Again, Birdsong scanned his notes. “I see you told Constable Applegate that you kept the gun locked in the shed. Was that in a cupboard of some kind? Or was it the shed that was kept locked?”

“No, sir, I didn’t as a rule lock the shed. Bobby and Mack would need to get tools and such from it in the usual doin’ of
their work. But I were always careful with the gun. I didn’t want none of the village children as might be poking about to light on it and think it a toy.”

“So you kept it locked in what?”

“An old crack-bottom steamer trunk.” Peterson frowned and stroked his unshaven chin in thought. “As I remember, it were once used by Mr. Elliot Farthering, Mr. Drew’s grandfather, when he traveled across to Canady. The split in the bottom don’t hurt it none. It’s as safe as a bank vault, that trunk.”

The chief inspector nodded. “And you keep the key to it?”

“I do, sir. I believe Mr. Dennison has one as well, along of all the household keys. And Mr. Parker.”

“Anyone else?”

“Not as I know, sir. No one.”

“And you’re certain it was locked?” Mason asked.

“Oh yes, sir, Mr. Parker. I’m not a man to be reckless with firearms. You ask anyone, sir.”

“I know he fairly tanned my hide when I got hold of one when I was a boy,” Drew said, smiling.

“And well I should, sir, beggin’ your pardon,” the gardener replied, “and your father, God rest him, said as much at the time.”

“Back to the matter at hand,” Birdsong said. “Did you know the murdered man, Peterson?”

“Know him, sir?” Peterson shook his shaggy head. “Knew of him, I s’pose. His father and Mr. Drew’s father being partners and all, young Mr. Lincoln were about the place from time to time over the past many years. But he weren’t much the sort to pass time o’ day with them that was beneath him as it were.”

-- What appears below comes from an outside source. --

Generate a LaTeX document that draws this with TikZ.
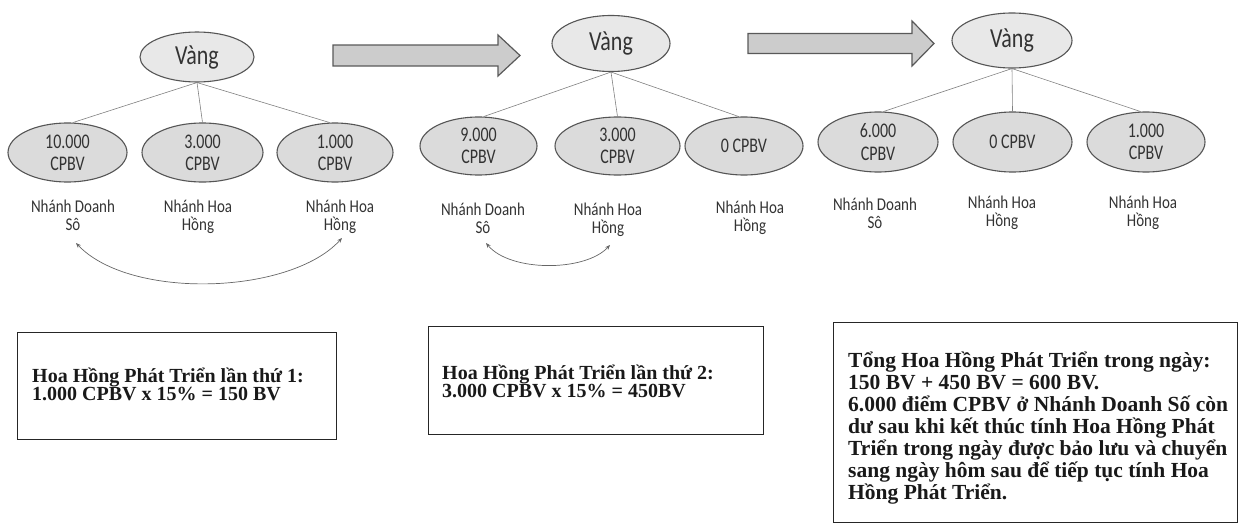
\documentclass[tikz,border=0pt]{standalone}
\usepackage{fontspec}
\usepackage{graphicx}
\setmainfont{Carlito}
\newfontfamily\tnr{Liberation Serif}
\usetikzlibrary{shapes.geometric,arrows.meta}
\definecolor{edge}{HTML}{555555}
\newcommand\vs[2]{\scalebox{1}[#1]{#2}}
\begin{document}
\begin{tikzpicture}[x=1pt,y=-1pt,
 oval/.style={ellipse, draw=edge, line width=1.1pt, fill=black!14, inner sep=0pt, text=black!80},
 topoval/.style={oval, fill=black!9, font=\fontsize{22}{22}\selectfont},
 kid/.style={oval, font=\fontsize{16}{17}\selectfont},
 lab/.style={inner sep=0pt, anchor=base, text=black!80, font=\fontsize{15}{15}\selectfont},
 link/.style={draw=black!50, line width=0.6pt},
 swap/.style={draw=black!60, line width=0.7pt, {Stealth[length=5pt,width=4pt]}-{Stealth[length=5pt,width=4pt]}},
 block/.style={draw=black!65, line width=1.2pt, fill=black!20},
 frame/.style={draw=black!85, line width=1pt, inner sep=0pt, anchor=north west},
 boxtext/.style={inner sep=0pt, anchor=base west, text=black!90, font=\tnr\bfseries}
]
\useasboundingbox (0,0) rectangle (1240,525);

% ---------- panel 1
\node[topoval, minimum width=114pt, minimum height=50pt] (v1) at (197,57) {\vs{1.25}{Vàng}};
\node[kid, minimum width=119pt, minimum height=59pt] (c11) at (67.5,152.5) {\vs{1.3}{\parbox{60pt}{\centering 10.000\\CPBV}}};
\node[kid, minimum width=121pt, minimum height=59pt] (c12) at (202.5,152.5) {\vs{1.3}{\parbox{60pt}{\centering 3.000\\CPBV}}};
\node[kid, minimum width=116pt, minimum height=59pt] (c13) at (335,152.5) {\vs{1.3}{\parbox{60pt}{\centering 1.000\\CPBV}}};
\draw[link] (v1.south) -- (c11.80);
\draw[link] (v1.south) -- (c12.north);
\draw[link] (v1.south) -- (c13.100);
\node[lab] (l11) at (73,212) {\vs{1.2}{\parbox[t]{100pt}{\centering Nhánh Doanh\\Sô}}};
\node[lab] (l12) at (198,212) {\vs{1.2}{\parbox[t]{100pt}{\centering Nhánh Hoa\\Hồng}}};
\node[lab] (l13) at (340,212) {\vs{1.2}{\parbox[t]{100pt}{\centering Nhánh Hoa\\Hồng}}};
\coordinate (s1a) at (76,243);
\coordinate (s1b) at (342,238);
\draw[swap] (s1a) .. controls (130,300) and (290,295) .. (s1b);

% ---------- arrow 1
\draw[block] (333,45) -- (498,45) -- (498,35) -- (520,55.5) -- (498,76) -- (498,66) -- (333,66) -- cycle;

% ---------- panel 2
\node[topoval, minimum width=118pt, minimum height=56pt] (v2) at (611,43.5) {\vs{1.25}{Vàng}};
\node[kid, minimum width=117pt, minimum height=58pt] (c21) at (478.5,146) {\vs{1.3}{\parbox{60pt}{\centering 9.000\\CPBV}}};
\node[kid, minimum width=125pt, minimum height=58pt] (c22) at (617.5,146) {\vs{1.3}{\parbox{60pt}{\centering 3.000\\CPBV}}};
\node[kid, minimum width=118pt, minimum height=58pt] (c23) at (744,146) {\vs{1.3}{0 CPBV}};
\draw[link] (v2.south) -- (c21.80);
\draw[link] (v2.south) -- (c22.north);
\draw[link] (v2.south) -- (c23.100);
\node[lab] (l21) at (483,215) {\vs{1.2}{\parbox[t]{100pt}{\centering Nhánh Doanh\\Sô}}};
\node[lab] (l22) at (608,215) {\vs{1.2}{\parbox[t]{100pt}{\centering Nhánh Hoa\\Hồng}}};
\node[lab] (l23) at (750,213) {\vs{1.2}{\parbox[t]{100pt}{\centering Nhánh Hoa\\Hồng}}};
\coordinate (s2a) at (486,243);
\coordinate (s2b) at (610,245);
\draw[swap] (s2a) .. controls (510,272) and (585,272) .. (s2b);

% ---------- arrow 2
\draw[block] (748,33.5) -- (912,33.5) -- (912,21) -- (934,43.5) -- (912,66) -- (912,53.5) -- (748,53.5) -- cycle;

% ---------- panel 3
\node[topoval, minimum width=120pt, minimum height=55pt] (v3) at (1012,40.5) {\vs{1.25}{Vàng}};
\node[kid, minimum width=120pt, minimum height=60pt] (c31) at (878,142) {\vs{1.3}{\parbox{60pt}{\centering 6.000\\CPBV}}};
\node[kid, minimum width=119pt, minimum height=60pt] (c32) at (1012.5,142) {\vs{1.3}{0 CPBV}};
\node[kid, minimum width=118pt, minimum height=60pt] (c33) at (1146,142) {\vs{1.3}{\parbox{60pt}{\centering 1.000\\CPBV}}};
\draw[link] (v3.south) -- (c31.80);
\draw[link] (v3.south) -- (c32.north);
\draw[link] (v3.south) -- (c33.100);
\node[lab] (l31) at (875,210) {\vs{1.2}{\parbox[t]{100pt}{\centering Nhánh Doanh\\Sô}}};
\node[lab] (l32) at (1002,208) {\vs{1.2}{\parbox[t]{100pt}{\centering Nhánh Hoa\\Hồng}}};
\node[lab] (l33) at (1143,208) {\vs{1.2}{\parbox[t]{100pt}{\centering Nhánh Hoa\\Hồng}}};

% ---------- boxes
\node[frame, minimum width=319pt, minimum height=107pt] (b1) at (17,332) {};
\node[boxtext] (t1) at (32,382) {\parbox[t]{300pt}{\fontsize{20}{18.5}\selectfont Hoa Hồng Phát Triển lần thứ 1:\\1.000 CPBV x 15\% = 150 BV}};

\node[frame, minimum width=335pt, minimum height=108pt] (b2) at (428,326) {};
\node[boxtext] (t2) at (442,379) {\parbox[t]{310pt}{\fontsize{20}{18.5}\selectfont Hoa Hồng Phát Triển lần thứ 2:\\3.000 CPBV x 15\% = 450BV}};

\node[frame, minimum width=404pt, minimum height=200pt] (b3) at (833,322) {};
\node[boxtext] (t3) at (848,367) {\parbox[t]{390pt}{\fontsize{21.5}{22}\selectfont Tổng Hoa Hồng Phát Triển trong ngày:\\150 BV + 450 BV = 600 BV.\\6.000 điểm CPBV ở Nhánh Doanh Số còn\\dư sau khi kết thúc tính Hoa Hồng Phát\\Triển trong ngày được bảo lưu và chuyển\\sang ngày hôm sau để tiếp tục tính Hoa\\Hồng Phát Triển.}};
\end{tikzpicture}
\end{document}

“Do you remember seeing him about when you were doing the fireworks? Or before that?”

“No, sir. I can’t say as I seen him at all during the weekend.”

Birdsong made a few notes. “And what about Mrs. Parker? When did you last see her?”

“The last time was when I asked about when she wanted the fireworks, sir. Directly after tea as I remember.”

“All right then,” Birdsong said, looking rather more peeved than when he had begun the interview. “Can you think of anything more that might be of use to us in this matter? Anything at all?”

“No, sir. That day were just the same as any other to me. Apart from the unfortunate happenings, begging your pardon, Mr. Parker. Mr. Drew.”

“What about your men?” the inspector pressed. “Jackson and Haywood, are those their names?”

Peterson nodded. “That’s them, and if they seen anything, they said nothing of it to me.”

“Very well,” Birdsong said. “If you remember anything more, you get word to me. Understand?”

“I’ll do that, sir. Sure certain, I will.”

“Anything else, Mr. Farthering?” the chief inspector asked once Peterson was dismissed. “Anything you think might help us solve the murder?”

Drew sighed. “I just don’t know, Chief Inspector. I can hardly believe it’s happened. I wouldn’t have believed it, but there it is.”

“All right then.” Birdsong stood, and Drew and Mason followed suit.

“I’m sorry we couldn’t be of more help,” Mason said, shaking the other man’s hand.

“You never know, Mr. Parker. Sometimes, when they’ve had a bit to think, people start remembering things.” The chief inspector gave Drew and Mason each one of his cards. “Now, if either of you should think of something, you ring me up. Even if you’re not sure that it means anything, you ring me up. And,
Detective Farthering”—he shook his index finger at Drew—“you and that young Dennison scamp mind you don’t interfere with police business. Do all the clever thinking you want, and when you get an idea, I’ll be happy to hear it. But you let the police do the investigating. Do I make myself clear?”